* EXERCISE OBJECTIVE:
Identify the lines that contain the string "this" and copy all of them.

* AVAILABLE DATA:
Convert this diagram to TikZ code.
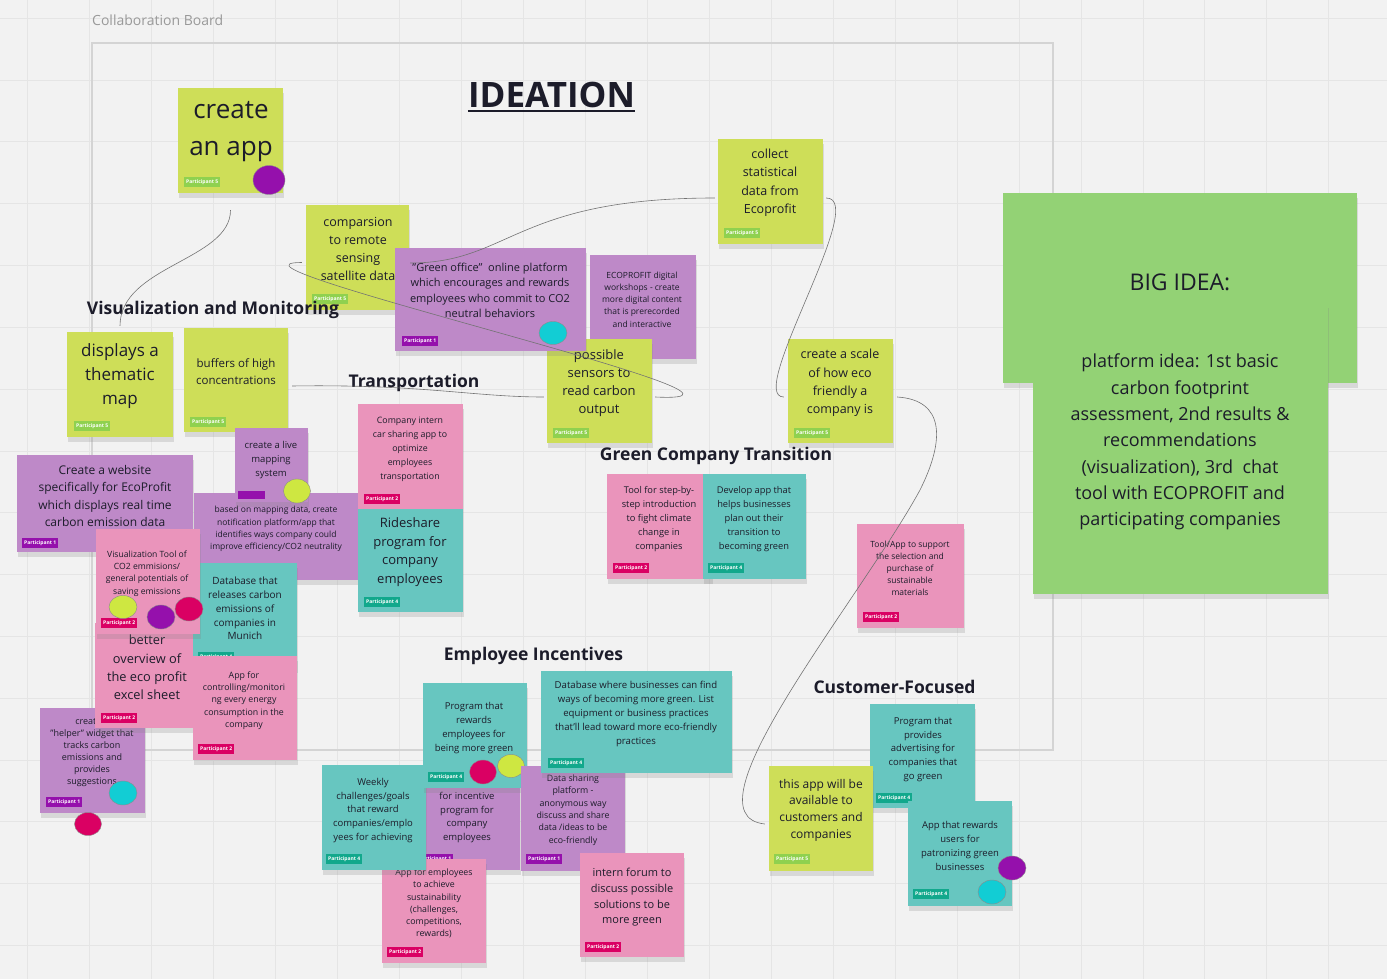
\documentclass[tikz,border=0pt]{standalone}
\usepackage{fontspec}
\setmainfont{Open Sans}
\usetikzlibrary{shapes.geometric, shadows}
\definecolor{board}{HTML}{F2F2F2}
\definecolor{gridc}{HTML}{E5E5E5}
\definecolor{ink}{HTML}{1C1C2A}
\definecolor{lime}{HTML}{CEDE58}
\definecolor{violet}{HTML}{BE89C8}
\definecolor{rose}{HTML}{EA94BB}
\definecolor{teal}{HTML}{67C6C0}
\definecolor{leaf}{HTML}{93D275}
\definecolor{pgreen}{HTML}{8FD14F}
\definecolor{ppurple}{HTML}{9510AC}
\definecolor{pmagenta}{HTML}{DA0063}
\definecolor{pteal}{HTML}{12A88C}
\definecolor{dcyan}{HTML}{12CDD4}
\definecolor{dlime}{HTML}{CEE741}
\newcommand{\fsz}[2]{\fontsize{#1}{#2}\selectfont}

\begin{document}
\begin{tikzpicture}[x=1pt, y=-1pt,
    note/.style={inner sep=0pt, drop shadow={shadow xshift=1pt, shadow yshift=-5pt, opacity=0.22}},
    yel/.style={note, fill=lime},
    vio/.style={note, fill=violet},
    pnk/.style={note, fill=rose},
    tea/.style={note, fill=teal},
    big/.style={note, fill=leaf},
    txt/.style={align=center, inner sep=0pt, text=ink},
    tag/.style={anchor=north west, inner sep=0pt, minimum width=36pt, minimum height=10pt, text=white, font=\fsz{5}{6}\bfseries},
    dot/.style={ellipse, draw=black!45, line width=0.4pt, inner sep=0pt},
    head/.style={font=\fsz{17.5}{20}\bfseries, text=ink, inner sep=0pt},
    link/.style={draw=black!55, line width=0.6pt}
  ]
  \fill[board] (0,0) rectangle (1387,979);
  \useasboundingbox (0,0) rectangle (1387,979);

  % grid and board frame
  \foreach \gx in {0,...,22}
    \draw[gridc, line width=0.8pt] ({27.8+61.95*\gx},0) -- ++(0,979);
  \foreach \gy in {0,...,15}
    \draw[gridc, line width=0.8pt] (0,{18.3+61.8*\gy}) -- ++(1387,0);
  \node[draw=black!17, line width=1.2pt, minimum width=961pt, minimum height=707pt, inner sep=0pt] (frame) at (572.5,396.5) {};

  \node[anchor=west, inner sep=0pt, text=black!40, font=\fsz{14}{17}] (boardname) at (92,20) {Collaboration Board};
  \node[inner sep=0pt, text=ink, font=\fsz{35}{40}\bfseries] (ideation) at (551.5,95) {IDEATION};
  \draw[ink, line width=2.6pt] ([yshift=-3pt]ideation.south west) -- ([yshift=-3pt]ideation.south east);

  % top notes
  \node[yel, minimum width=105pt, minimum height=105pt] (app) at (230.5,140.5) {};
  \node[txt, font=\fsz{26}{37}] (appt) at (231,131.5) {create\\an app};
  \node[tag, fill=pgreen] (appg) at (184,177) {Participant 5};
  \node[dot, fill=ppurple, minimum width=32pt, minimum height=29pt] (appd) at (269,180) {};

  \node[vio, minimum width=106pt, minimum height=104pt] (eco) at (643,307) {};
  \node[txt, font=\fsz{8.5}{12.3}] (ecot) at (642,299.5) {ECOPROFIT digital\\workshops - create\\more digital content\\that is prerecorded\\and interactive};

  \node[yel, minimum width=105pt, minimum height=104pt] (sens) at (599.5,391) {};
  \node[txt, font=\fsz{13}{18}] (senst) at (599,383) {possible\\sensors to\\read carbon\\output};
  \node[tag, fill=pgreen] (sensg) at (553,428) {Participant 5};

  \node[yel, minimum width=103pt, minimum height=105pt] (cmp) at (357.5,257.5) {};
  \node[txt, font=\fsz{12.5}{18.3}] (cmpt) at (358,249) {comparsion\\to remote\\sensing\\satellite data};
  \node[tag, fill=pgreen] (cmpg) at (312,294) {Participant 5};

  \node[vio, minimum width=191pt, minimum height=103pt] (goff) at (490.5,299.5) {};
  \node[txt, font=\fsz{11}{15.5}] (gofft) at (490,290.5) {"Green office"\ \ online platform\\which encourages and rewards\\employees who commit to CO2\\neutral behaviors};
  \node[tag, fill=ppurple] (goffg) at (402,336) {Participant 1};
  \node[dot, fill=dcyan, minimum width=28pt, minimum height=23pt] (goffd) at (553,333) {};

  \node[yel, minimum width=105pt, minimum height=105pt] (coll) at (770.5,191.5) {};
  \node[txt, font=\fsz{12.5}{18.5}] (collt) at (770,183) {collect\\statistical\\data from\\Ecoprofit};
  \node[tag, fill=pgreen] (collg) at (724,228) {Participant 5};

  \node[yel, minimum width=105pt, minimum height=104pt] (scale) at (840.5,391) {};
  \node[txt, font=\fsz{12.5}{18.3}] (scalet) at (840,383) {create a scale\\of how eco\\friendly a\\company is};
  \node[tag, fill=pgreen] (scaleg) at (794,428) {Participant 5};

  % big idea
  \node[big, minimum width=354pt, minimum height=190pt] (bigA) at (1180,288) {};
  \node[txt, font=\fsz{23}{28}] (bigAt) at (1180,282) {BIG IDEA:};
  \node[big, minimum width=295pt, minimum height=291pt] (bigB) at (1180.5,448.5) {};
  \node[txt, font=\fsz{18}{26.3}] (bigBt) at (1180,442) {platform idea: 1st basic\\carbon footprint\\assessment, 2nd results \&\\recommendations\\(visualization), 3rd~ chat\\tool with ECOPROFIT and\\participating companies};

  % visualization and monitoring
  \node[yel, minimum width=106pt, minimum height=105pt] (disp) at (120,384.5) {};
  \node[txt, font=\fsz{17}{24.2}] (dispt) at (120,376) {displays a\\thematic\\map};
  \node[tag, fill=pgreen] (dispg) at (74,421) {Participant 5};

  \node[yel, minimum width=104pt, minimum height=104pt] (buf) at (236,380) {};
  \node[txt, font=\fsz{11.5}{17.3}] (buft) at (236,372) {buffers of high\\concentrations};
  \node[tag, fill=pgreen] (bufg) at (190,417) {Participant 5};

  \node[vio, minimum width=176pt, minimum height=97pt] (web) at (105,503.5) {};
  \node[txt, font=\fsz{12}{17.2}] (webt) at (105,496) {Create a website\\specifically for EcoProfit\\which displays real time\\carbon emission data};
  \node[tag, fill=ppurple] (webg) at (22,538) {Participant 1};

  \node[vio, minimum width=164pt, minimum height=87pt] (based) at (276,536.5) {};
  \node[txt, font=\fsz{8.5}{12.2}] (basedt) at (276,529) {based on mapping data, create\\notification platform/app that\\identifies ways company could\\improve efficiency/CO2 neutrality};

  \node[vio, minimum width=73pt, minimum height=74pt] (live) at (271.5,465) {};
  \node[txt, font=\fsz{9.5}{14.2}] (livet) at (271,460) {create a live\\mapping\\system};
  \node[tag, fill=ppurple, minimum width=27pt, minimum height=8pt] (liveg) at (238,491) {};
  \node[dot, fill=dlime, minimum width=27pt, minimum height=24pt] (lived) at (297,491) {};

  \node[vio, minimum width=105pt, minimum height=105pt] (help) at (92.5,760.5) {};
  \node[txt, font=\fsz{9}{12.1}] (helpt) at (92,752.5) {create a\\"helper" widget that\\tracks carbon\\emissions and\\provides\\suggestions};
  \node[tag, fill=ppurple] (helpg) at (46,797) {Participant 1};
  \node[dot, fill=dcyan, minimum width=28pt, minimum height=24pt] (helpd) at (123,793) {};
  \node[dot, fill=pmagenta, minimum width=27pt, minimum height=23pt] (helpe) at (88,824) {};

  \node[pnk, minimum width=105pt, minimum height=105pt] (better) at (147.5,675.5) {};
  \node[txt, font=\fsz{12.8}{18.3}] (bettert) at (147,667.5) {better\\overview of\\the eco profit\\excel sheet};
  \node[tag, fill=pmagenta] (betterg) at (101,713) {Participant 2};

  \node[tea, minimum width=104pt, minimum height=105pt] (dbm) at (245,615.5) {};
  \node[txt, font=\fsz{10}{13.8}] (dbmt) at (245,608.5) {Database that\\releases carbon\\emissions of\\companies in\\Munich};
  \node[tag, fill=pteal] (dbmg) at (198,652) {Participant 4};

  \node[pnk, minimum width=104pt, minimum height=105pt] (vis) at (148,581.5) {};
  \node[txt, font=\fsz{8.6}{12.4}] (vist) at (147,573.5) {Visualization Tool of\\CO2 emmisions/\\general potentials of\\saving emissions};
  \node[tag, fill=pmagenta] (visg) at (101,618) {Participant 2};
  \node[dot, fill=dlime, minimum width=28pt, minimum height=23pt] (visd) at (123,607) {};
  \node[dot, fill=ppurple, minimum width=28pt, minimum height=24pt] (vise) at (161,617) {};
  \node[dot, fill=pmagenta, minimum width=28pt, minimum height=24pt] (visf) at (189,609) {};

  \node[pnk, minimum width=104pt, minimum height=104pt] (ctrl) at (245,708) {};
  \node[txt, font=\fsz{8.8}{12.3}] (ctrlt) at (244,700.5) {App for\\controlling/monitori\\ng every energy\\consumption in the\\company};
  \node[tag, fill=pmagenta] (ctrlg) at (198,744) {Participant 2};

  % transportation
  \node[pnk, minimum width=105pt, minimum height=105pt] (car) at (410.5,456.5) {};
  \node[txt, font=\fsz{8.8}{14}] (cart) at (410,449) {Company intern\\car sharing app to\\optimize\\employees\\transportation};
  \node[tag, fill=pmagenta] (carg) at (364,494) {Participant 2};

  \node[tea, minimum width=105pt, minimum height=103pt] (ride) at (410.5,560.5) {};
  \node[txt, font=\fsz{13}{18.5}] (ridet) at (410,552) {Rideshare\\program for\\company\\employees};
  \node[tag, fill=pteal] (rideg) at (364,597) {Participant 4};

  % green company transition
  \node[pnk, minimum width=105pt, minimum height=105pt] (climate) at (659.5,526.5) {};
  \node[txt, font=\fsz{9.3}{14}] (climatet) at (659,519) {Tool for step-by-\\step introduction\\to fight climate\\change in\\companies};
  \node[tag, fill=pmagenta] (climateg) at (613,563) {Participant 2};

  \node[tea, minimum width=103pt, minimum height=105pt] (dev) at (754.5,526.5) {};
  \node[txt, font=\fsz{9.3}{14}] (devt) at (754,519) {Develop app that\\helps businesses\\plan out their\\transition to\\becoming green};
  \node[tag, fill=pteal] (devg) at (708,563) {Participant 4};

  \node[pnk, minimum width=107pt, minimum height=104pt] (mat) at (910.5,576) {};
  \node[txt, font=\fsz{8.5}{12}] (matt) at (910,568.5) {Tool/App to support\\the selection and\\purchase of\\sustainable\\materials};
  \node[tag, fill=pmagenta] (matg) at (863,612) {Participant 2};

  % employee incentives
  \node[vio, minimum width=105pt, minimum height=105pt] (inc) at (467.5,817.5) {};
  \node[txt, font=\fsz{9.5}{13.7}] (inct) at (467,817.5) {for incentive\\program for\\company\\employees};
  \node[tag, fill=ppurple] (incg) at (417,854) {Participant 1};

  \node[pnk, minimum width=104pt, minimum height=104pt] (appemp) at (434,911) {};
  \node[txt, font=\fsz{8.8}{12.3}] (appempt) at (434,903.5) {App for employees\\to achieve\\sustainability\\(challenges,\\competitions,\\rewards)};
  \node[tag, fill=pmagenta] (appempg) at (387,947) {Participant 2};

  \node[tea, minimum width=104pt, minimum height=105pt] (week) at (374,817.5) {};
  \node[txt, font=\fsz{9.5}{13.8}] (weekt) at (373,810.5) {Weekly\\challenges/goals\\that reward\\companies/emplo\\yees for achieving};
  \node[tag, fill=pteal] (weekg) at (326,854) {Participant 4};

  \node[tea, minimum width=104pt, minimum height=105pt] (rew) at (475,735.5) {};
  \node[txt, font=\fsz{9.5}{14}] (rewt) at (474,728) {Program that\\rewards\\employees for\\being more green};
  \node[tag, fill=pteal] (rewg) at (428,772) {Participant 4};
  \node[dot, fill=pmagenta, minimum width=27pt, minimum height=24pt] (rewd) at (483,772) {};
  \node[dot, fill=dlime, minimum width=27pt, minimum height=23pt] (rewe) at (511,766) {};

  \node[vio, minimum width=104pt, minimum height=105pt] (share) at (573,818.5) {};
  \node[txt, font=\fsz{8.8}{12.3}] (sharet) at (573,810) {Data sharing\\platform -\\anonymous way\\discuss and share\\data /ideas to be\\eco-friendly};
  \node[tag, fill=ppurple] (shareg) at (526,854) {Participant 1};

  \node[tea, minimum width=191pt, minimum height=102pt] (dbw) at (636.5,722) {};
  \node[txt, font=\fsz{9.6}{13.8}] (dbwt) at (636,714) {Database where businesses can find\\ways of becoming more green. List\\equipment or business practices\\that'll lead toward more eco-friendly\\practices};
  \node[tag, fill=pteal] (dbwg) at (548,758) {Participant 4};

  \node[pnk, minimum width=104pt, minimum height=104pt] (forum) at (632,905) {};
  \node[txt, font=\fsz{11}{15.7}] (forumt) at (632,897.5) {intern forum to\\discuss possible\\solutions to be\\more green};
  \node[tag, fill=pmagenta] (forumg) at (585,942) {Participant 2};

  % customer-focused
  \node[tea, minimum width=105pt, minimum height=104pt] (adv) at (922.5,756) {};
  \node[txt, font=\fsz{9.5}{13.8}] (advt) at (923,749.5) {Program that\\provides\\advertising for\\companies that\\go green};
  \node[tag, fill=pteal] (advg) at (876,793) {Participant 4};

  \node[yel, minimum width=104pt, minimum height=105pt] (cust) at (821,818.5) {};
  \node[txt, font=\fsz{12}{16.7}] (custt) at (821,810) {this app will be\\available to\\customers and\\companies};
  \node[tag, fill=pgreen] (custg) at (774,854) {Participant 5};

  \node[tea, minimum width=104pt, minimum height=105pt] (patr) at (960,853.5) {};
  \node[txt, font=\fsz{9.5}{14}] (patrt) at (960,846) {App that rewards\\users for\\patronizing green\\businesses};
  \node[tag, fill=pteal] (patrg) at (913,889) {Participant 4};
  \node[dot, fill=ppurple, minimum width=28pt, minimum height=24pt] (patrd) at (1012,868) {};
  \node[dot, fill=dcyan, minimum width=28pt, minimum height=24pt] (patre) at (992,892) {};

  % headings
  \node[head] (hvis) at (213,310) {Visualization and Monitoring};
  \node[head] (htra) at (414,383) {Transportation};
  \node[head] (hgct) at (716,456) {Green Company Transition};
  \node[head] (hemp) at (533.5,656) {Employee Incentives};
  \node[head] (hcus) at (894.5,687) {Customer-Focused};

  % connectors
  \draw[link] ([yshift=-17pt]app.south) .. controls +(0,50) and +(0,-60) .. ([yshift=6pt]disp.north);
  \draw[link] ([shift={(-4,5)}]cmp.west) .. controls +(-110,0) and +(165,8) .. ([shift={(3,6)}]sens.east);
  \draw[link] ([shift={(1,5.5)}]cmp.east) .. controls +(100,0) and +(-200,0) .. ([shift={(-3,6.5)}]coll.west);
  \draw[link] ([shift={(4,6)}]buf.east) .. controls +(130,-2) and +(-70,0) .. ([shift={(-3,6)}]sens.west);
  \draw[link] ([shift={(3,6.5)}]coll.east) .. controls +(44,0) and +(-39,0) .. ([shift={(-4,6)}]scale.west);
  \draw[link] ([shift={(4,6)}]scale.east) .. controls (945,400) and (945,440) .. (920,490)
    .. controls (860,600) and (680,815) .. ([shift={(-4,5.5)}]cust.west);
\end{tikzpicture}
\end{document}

* PROBLEM SOLUTION:
Convert this diagram to TikZ code.
  \node[txt, font=\fsz{12}{16.7}] (custt) at (821,810) {this app will be\\available to\\customers and\\companies};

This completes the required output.